Pride and Prejudice photo, from Amazon.com
(any excuse to post a picture of Mr. Darcy)
Characters, Emotion & Viewpoint, by Nancy Kress, is loaded with great advice about...well, characters, emotion, & viewpoint! One of the cool tips is to assemble the players we've thought of for the next book, and then make them work for their roles.
I learned the main character can't just waltz into a novel, assuming she's the best person to tell the story. What if her older sister captures more passion? (Jane's story instead of Elizabeth's? No!) What about the love interest? Would he be the best person to ignite the author's creativity? (Pride and Prejudice from Mr. Darcy's point of view...deliciously different)

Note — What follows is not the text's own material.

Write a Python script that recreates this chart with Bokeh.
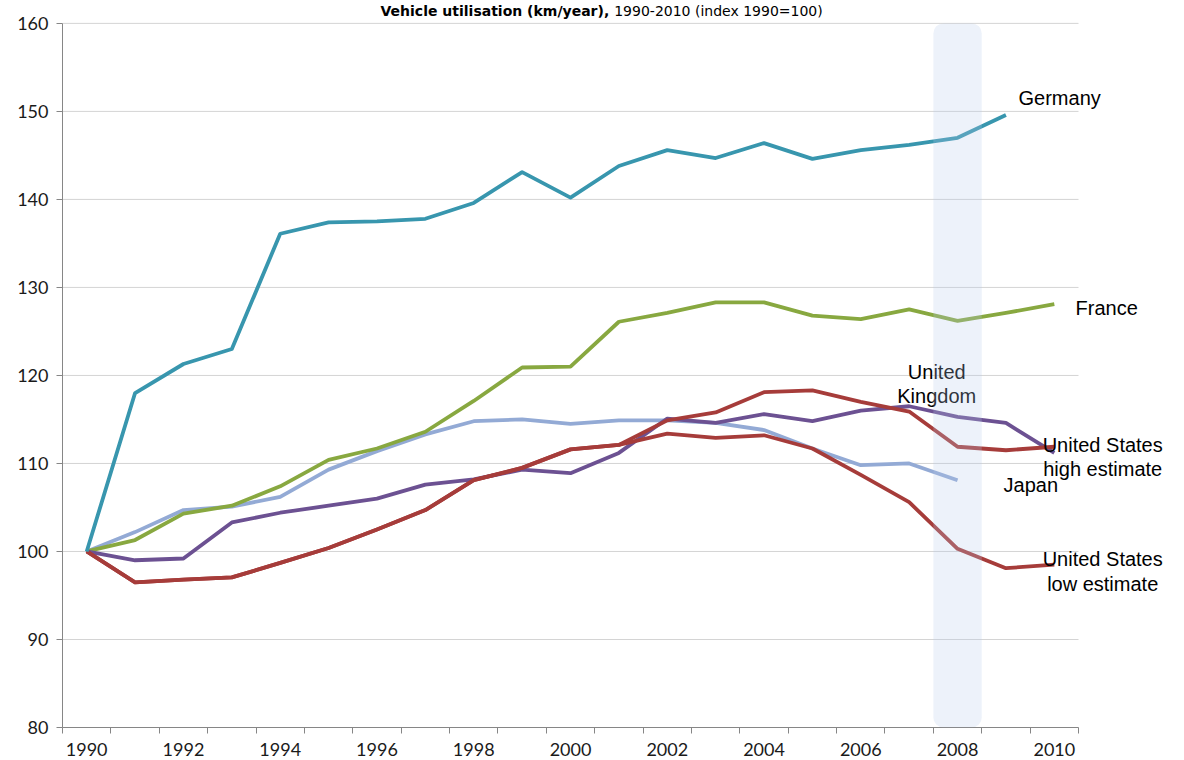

Kress's solution to the "whose line is it anyway" dilemma? Audition these players, and see whose viewpoint would provide the best story. She suggests we ask the following questions when choosing our star:
- "Am I genuinely interested in this character?"-- If we're constantly thinking about this person, inventing backstory, dialog, and character traits, there's a good chance this person would work well as the lead.
- "Is this character or situation fresh and interesting in some new way?" -- This is where we can add a twist to a structured mystery, or choose the unlikely hero of our story. If my idea surprises me, I'm hopeful it'll surprise readers.
- "Can I maintain enough objectivity about this character, combined with enough identification, to practice the triple mind-set--becoming author, character, and reader as I write?" -- This was another great lesson I learned from Kress's book, and I blogged about it here.
- "Do I want this character to be a stayer or a changer?" -- Kress points out that some of our favorite characters have "stayed," such as James Bond, meaning his basic character is unchanged throughout the story. Other favorite characters have "changed," and by the end of the story, they were completely different people (Mr. Darcy!). If we want our main character to be a "changer," which person in our cast has the greatest capacity for change?
This advice is great for me, because I normally think of plot first, and then character. This taught me to choose my main character wisely, because he or she will determine which story will be told. My next book is formulating in my head now, and the characters best be ready for a casting call.
How about you? How do you choose who will play your main character, and who will play supporting roles? Do you create plot first, or character?